* **PROMPT**: Will you repeat only the lines from the one with "Convert this diagram to TikZ code." through the one with "(svB) at (400,274.5)", both included, leaving every picture out?

Plotting code records:

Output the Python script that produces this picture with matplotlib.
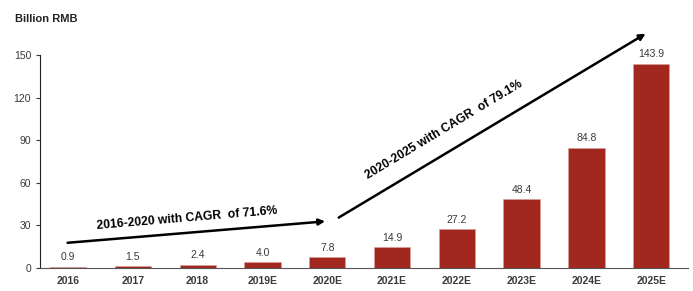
import matplotlib.pyplot as plt
import numpy as np

plt.rcParams['font.family'] = ['Liberation Sans', 'DejaVu Sans']

years = ['2016', '2017', '2018', '2019E', '2020E', '2021E', '2022E', '2023E', '2024E', '2025E']
market = [0.9, 1.5, 2.4, 4.0, 7.8, 14.9, 27.2, 48.4, 84.8, 143.9]
cagr_labels = ['2016-2020 with CAGR  of 71.6%', '2020-2025 with CAGR  of 79.1%']

bar_color = '#A1271F'
text_color = '#3a3a3a'

fig = plt.figure(figsize=(6.93, 2.91), dpi=100)
ax = fig.add_axes([0.058, 0.079, 0.935, 0.732])

x = np.arange(len(years))
ax.bar(x, market, width=0.56, color=bar_color, edgecolor='#D9A09A', linewidth=0.5, zorder=2)

for xi, v in zip(x, market):
	ax.text(xi, v + 3, '%.1f' % v, ha='center', va='bottom', fontsize=7.5, color=text_color)

ax.set_xlim(-0.43, 9.57)
ax.set_ylim(0, 150)
ax.set_yticks([0, 30, 60, 90, 120, 150])
ax.set_xticks(x)
ax.set_xticklabels(years)
ax.tick_params(axis='y', labelsize=7.5, colors=text_color, length=3, width=0.8, direction='out')
ax.tick_params(axis='x', labelsize=7.5, colors=text_color, length=0, pad=6)
for lbl in ax.get_xticklabels():
	lbl.set_fontweight('bold')

for side in ['top', 'right']:
	ax.spines[side].set_visible(False)
ax.spines['left'].set_color('#222222')
ax.spines['bottom'].set_color('#555555')

# CAGR arrows
arrow_kw = dict(arrowstyle='-|>', color='black', lw=1.8, mutation_scale=9)
ax.annotate('', xy=(4.01, 33), xytext=(-0.05, 17.6),
	arrowprops=arrow_kw, annotation_clip=False)
ax.annotate('', xy=(8.95, 166), xytext=(4.14, 34.5),
	arrowprops=arrow_kw, annotation_clip=False)

ax.text(1.84, 35, cagr_labels[0], rotation=4.8, ha='center', va='center',
	fontsize=8.7, fontweight='bold', color='black')
ax.text(5.8, 97, cagr_labels[1], rotation=31, ha='center', va='center',
	fontsize=8.7, fontweight='bold', color='black')

fig.text(0.022, 0.925, 'Billion RMB', fontsize=8, fontweight='bold', color='#222222')

fig.savefig('out.png', dpi=100)
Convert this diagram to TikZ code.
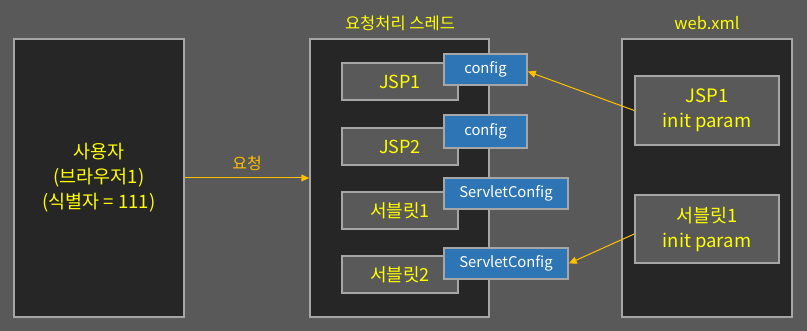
\documentclass[tikz,border=0pt]{standalone}
\usepackage{fontspec}
\newfontfamily\krfont{Noto Sans CJK KR}
\usepackage{tikz}
\usetikzlibrary{positioning, arrows.meta, calc}

\definecolor{bgGray}{HTML}{595959}
\definecolor{boxDark}{HTML}{262626}
\definecolor{boxLine}{HTML}{A6A6A6}
\definecolor{cfgBlue}{HTML}{2E75B6}
\definecolor{txtYellow}{HTML}{FFFF00}
\definecolor{reqGold}{HTML}{FFC000}

\begin{document}
\begin{tikzpicture}[x=1pt, y=-1pt, font=\krfont,
    outerbox/.style={draw=boxLine, fill=boxDark, line width=1.5pt, minimum width=170pt, minimum height=278pt,
      text=txtYellow, font=\krfont\fontsize{18.5}{25}\selectfont, align=center, inner sep=0pt},
    unitbox/.style={draw=boxLine, fill=bgGray, line width=1.5pt, minimum width=116pt, minimum height=37pt,
      text=txtYellow, font=\krfont\fontsize{18}{22}\selectfont, inner sep=0pt},
    cfgbox/.style={draw=boxLine, fill=cfgBlue, line width=1.5pt, minimum height=31pt,
      text=white, font=\krfont\fontsize{14.8}{18}\selectfont, inner sep=0pt},
    parambox/.style={draw=boxLine, fill=bgGray, line width=1.5pt, minimum width=144pt, minimum height=68pt,
      text=txtYellow, font=\krfont\fontsize{18.5}{25}\selectfont, align=center, inner sep=0pt},
    reqarrow/.style={draw=reqGold, line width=1pt, -{Triangle[length=8pt, width=7pt]}},
    title/.style={text=txtYellow, font=\krfont\fontsize{16.5}{18}\selectfont},
  ]
  % canvas
  \fill[bgGray] (0,0) rectangle (807,331);
  \useasboundingbox (0,0) rectangle (807,331);

  % three columns
  \node[outerbox] (user) at (99,178) {사용자\\(브라우저1)\\(식별자 = 111)};
  \node[outerbox, minimum width=179pt] (thread) at (399.5,178) {};
  \node[outerbox] (webxml) at (707,178) {};
  \node[title] (threadTitle) at (400,23) {요청처리 스레드};
  \node[title] (webTitle) at (707,23) {web.xml};

  % JSP / servlet units inside the thread
  \node[unitbox] (jspA) at (400,81.5) {JSP1};
  \node[unitbox] (jspB) at (400,146.5) {JSP2};
  \node[unitbox] (svA) at (400,210.5) {서블릿1};
  \node[unitbox] (svB) at (400,274.5) {서블릿2};

  % config objects
  \node[cfgbox, minimum width=83pt] (cfgA) at (485.5,69.5) {config};
  \node[cfgbox, minimum width=83pt, minimum height=33pt] (cfgB) at (485.5,131.5) {config};
  \node[cfgbox, minimum width=124pt] (scA) at (506,193.5) {ServletConfig};
  \node[cfgbox, minimum width=124pt] (scB) at (506,263.5) {ServletConfig};

  % init params in web.xml
  \node[parambox, minimum height=69pt] (jspParam) at (707,110.5) {JSP1\\init param};
  \node[parambox] (svParam) at (707,229) {서블릿1\\init param};

  % request and param links
  \draw[reqarrow] (user.east) -- node[above=3pt, text=reqGold, font=\krfont\fontsize{16}{18}\selectfont] (reqLabel) {요청} (thread.west);
  \draw[reqarrow] (jspParam.west) -- ([yshift=-2pt]cfgA.east);
  \draw[reqarrow] ([yshift=-5pt]svParam.west) -- (scB.east);
\end{tikzpicture}
\end{document}
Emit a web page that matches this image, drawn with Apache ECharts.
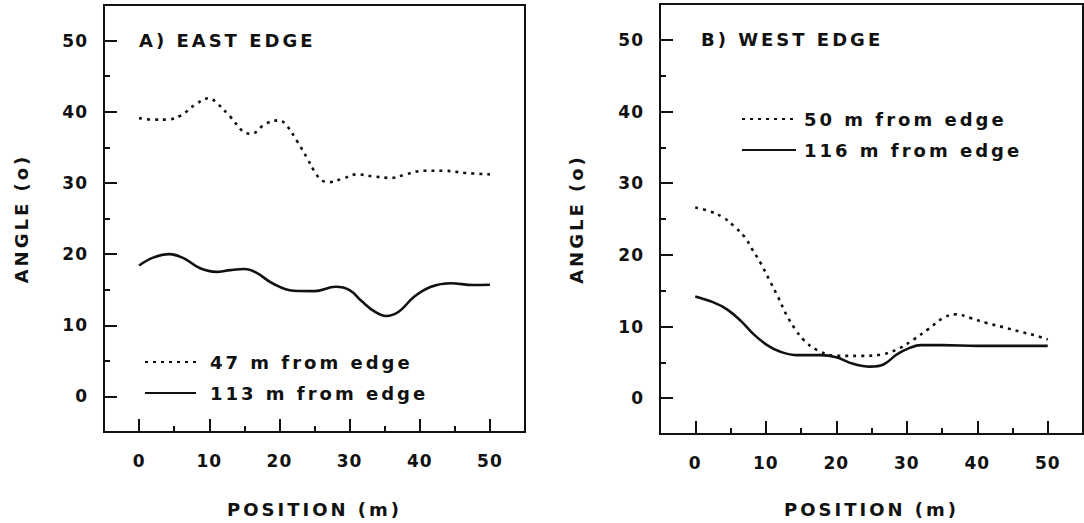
<!DOCTYPE html>
<html>
<head>
<meta charset="utf-8">
<script src="https://cdn.jsdelivr.net/npm/echarts@6.0.0/dist/echarts.min.js"></script>
<style>
  html, body { margin: 0; padding: 0; background: #fff; }
  #chart { width: 1084px; height: 523px; }
  #chart text { letter-spacing: 3px; }
  #chart text[style*="17px"] { letter-spacing: 1px; }
</style>
</head>
<body>
<div id="chart"></div>
<script>
// ---- Data ----
const panelTitles = ['A) EAST EDGE', 'B) WEST EDGE'];
const xAxisName = 'POSITION (m)';
const yAxisName = 'ANGLE (o)';
const tickLabels = [0, 10, 20, 30, 40, 50];

// Panel A: East edge
const east47Name = '47 m from edge';
const east47X = [0, 2, 4, 6, 8, 10, 11, 13, 15, 16, 18, 20, 21, 22.5, 24, 25, 26, 27, 29, 31, 33.5, 36, 38, 40.5, 43.5, 46.5, 50];
const east47Y = [39.1, 38.9, 38.9, 39.5, 41.0, 41.9, 41.3, 39.3, 37.1, 36.9, 38.3, 38.8, 38.1, 35.9, 33.4, 31.6, 30.4, 30.1, 30.6, 31.2, 30.9, 30.7, 31.2, 31.7, 31.7, 31.4, 31.2];
const east113Name = '113 m from edge';
const east113X = [0, 2, 4.3, 6.4, 8.7, 11, 13, 15, 16.7, 19, 22, 25, 28, 30, 31.7, 33.6, 35.2, 37, 39.2, 41.6, 44.4, 47.6, 50];
const east113Y = [18.4, 19.5, 20.0, 19.4, 18.0, 17.5, 17.75, 17.9, 17.4, 15.9, 14.85, 14.8, 15.4, 14.95, 13.4, 11.9, 11.3, 11.9, 14.0, 15.4, 15.9, 15.65, 15.7];

// Panel B: West edge
const west50Name = '50 m from edge';
const west50X = [0, 2, 4, 5.5, 7, 8, 9.3, 10.5, 11.7, 13, 14.2, 15.4, 17.3, 20, 23.4, 26.5, 29, 31, 33, 35.2, 37, 39, 41.3, 43.7, 46, 48.4, 50];
const west50Y = [26.6, 26.1, 25.2, 24.0, 22.5, 20.9, 18.8, 16.5, 14.2, 11.5, 9.6, 8.1, 6.7, 5.9, 5.9, 6.1, 7.0, 8.2, 9.6, 11.2, 11.7, 11.2, 10.5, 9.9, 9.3, 8.7, 8.2];
const west116Name = '116 m from edge';
const west116X = [0, 2.5, 4.5, 6.5, 8.3, 10.2, 12, 14.5, 17.8, 20, 22.4, 24.8, 26.7, 28.6, 30.5, 32, 35, 40, 45, 50];
const west116Y = [14.2, 13.4, 12.4, 10.75, 8.9, 7.4, 6.5, 6.0, 6.0, 5.7, 4.8, 4.4, 4.7, 6.1, 7.05, 7.4, 7.4, 7.3, 7.3, 7.3];

// ---- Build chart ----
const INK = '#111';
const FONT = 'DejaVu Sans';
const zip = (xs, ys) => xs.map((x, i) => [x, ys[i]]);

const grids = [
  { left: 104, top: 5, width: 421, height: 427 },
  { left: 660, top: 4, width: 423, height: 433 }
];

// Ticks are counted from min (-5) every 10 -> short ticks at -5,5,...,55;
// minor ticks split each interval in two -> long ticks at 0,10,...,50.
function makeAxis(kind, gi, labelMargin, nameGap) {
  return {
    type: 'value', gridIndex: gi, min: -5, max: 55, interval: 10,
    position: kind === 'x' ? 'bottom' : 'left',
    name: kind === 'x' ? xAxisName : yAxisName, nameLocation: 'middle', nameGap: nameGap,
    nameTextStyle: { fontSize: 18, fontWeight: 'bold', color: INK, fontFamily: FONT },
    axisLine: { show: true, onZero: false, lineStyle: { color: INK, width: 2 } },
    axisTick: { show: true, inside: true, length: 6, lineStyle: { color: INK, width: 2 } },
    minorTick: { show: true, splitNumber: 2, length: 13, lineStyle: { color: INK, width: 2 } },
    axisLabel: { show: true, customValues: tickLabels, margin: labelMargin, fontSize: 17, fontWeight: 'bold', color: INK, fontFamily: FONT },
    splitLine: { show: false },
    minorSplitLine: { show: false }
  };
}

const dotted = { color: INK, width: 2.6, type: [3, 5] };
const solid = { color: INK, width: 2.6, type: 'solid' };

function lineSeries(name, xs, ys, axisIdx, style) {
  return {
    type: 'line', name: name, xAxisIndex: axisIdx, yAxisIndex: axisIdx,
    data: zip(xs, ys), smooth: 0.4, symbol: 'none', showSymbol: false,
    lineStyle: style, itemStyle: { color: INK }, silent: true
  };
}

const legendItemStyle = { color: 'transparent', borderColor: 'transparent', borderWidth: 0, opacity: 0 };

const option = {
  animation: false,
  backgroundColor: '#fff',
  textStyle: { fontFamily: FONT, fontWeight: 'bold', color: INK },
  title: [
    { text: panelTitles[0], left: 134, top: 26, textStyle: { fontSize: 18, fontWeight: 'bold', color: INK, fontFamily: FONT } },
    { text: panelTitles[1], left: 696, top: 25, textStyle: { fontSize: 18, fontWeight: 'bold', color: INK, fontFamily: FONT } }
  ],
  grid: grids.map(g => Object.assign({ show: true, borderColor: INK, borderWidth: 2, backgroundColor: 'transparent' }, g)),
  xAxis: [makeAxis('x', 0, 20, 68), makeAxis('x', 1, 20, 66)],
  yAxis: [makeAxis('y', 0, 16, 74), makeAxis('y', 1, 16, 75)],
  legend: [
    {
      data: [east47Name, east113Name], orient: 'vertical', left: 139, top: 348,
      itemWidth: 51, itemHeight: 14, itemGap: 13, itemStyle: legendItemStyle,
      textStyle: { fontSize: 18, fontWeight: 'bold', color: INK, fontFamily: FONT, padding: [0, 0, 0, 9] },
      selectedMode: false
    },
    {
      data: [west50Name, west116Name], orient: 'vertical', left: 736, top: 105,
      itemWidth: 54, itemHeight: 14, itemGap: 13, itemStyle: legendItemStyle,
      textStyle: { fontSize: 18, fontWeight: 'bold', color: INK, fontFamily: FONT, padding: [0, 0, 0, 3] },
      selectedMode: false
    }
  ],
  series: [
    lineSeries(east47Name, east47X, east47Y, 0, dotted),
    lineSeries(east113Name, east113X, east113Y, 0, solid),
    lineSeries(west50Name, west50X, west50Y, 1, dotted),
    lineSeries(west116Name, west116X, west116Y, 1, solid)
  ]
};

const chart = echarts.init(document.getElementById('chart'), null, { renderer: 'svg' });
chart.setOption(option);
</script>
</body>
</html>
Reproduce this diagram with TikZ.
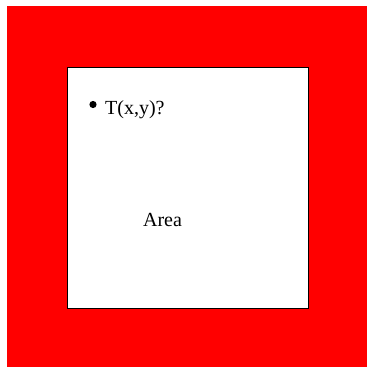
\documentclass[tikz,border=0pt]{standalone}
\usepackage{fontspec}
\setmainfont{Liberation Serif}
\begin{document}
\begin{tikzpicture}[x=1pt,y=1pt,
  lbl/.style={inner sep=0pt,font=\fontsize{20}{24}\selectfont}]
\useasboundingbox (0,0) rectangle (367,367);
\fill[red] (6.5,0) rectangle (367,360.5);
\node[draw=black,fill=white,line width=0.8pt,minimum width=241pt,minimum height=241pt,inner sep=0pt] (area) at (187.5,179.5) {};
\fill[black] (93,262.5) circle (3.6) coordinate (dot);
\node[lbl,anchor=base west] (T) at (105,252) {T(x,y)?};
\node[lbl,anchor=base] (A) at (162.5,140.5) {Area};
\end{tikzpicture}
\end{document}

* **SOLUTION TO THE EXERCISE**:
Convert this diagram to TikZ code.
\documentclass[tikz,border=0pt]{standalone}
\usepackage{fontspec}
\newfontfamily\krfont{Noto Sans CJK KR}
\usepackage{tikz}
\usetikzlibrary{positioning, arrows.meta, calc}

\definecolor{bgGray}{HTML}{595959}
\definecolor{boxDark}{HTML}{262626}
\definecolor{boxLine}{HTML}{A6A6A6}
\definecolor{cfgBlue}{HTML}{2E75B6}
\definecolor{txtYellow}{HTML}{FFFF00}
\definecolor{reqGold}{HTML}{FFC000}

\begin{document}
\begin{tikzpicture}[x=1pt, y=-1pt, font=\krfont,
    outerbox/.style={draw=boxLine, fill=boxDark, line width=1.5pt, minimum width=170pt, minimum height=278pt,
      text=txtYellow, font=\krfont\fontsize{18.5}{25}\selectfont, align=center, inner sep=0pt},
    unitbox/.style={draw=boxLine, fill=bgGray, line width=1.5pt, minimum width=116pt, minimum height=37pt,
      text=txtYellow, font=\krfont\fontsize{18}{22}\selectfont, inner sep=0pt},
    cfgbox/.style={draw=boxLine, fill=cfgBlue, line width=1.5pt, minimum height=31pt,
      text=white, font=\krfont\fontsize{14.8}{18}\selectfont, inner sep=0pt},
    parambox/.style={draw=boxLine, fill=bgGray, line width=1.5pt, minimum width=144pt, minimum height=68pt,
      text=txtYellow, font=\krfont\fontsize{18.5}{25}\selectfont, align=center, inner sep=0pt},
    reqarrow/.style={draw=reqGold, line width=1pt, -{Triangle[length=8pt, width=7pt]}},
    title/.style={text=txtYellow, font=\krfont\fontsize{16.5}{18}\selectfont},
  ]
  % canvas
  \fill[bgGray] (0,0) rectangle (807,331);
  \useasboundingbox (0,0) rectangle (807,331);

  % three columns
  \node[outerbox] (user) at (99,178) {사용자\\(브라우저1)\\(식별자 = 111)};
  \node[outerbox, minimum width=179pt] (thread) at (399.5,178) {};
  \node[outerbox] (webxml) at (707,178) {};
  \node[title] (threadTitle) at (400,23) {요청처리 스레드};
  \node[title] (webTitle) at (707,23) {web.xml};

  % JSP / servlet units inside the thread
  \node[unitbox] (jspA) at (400,81.5) {JSP1};
  \node[unitbox] (jspB) at (400,146.5) {JSP2};
  \node[unitbox] (svA) at (400,210.5) {서블릿1};
  \node[unitbox] (svB) at (400,274.5) {서블릿2};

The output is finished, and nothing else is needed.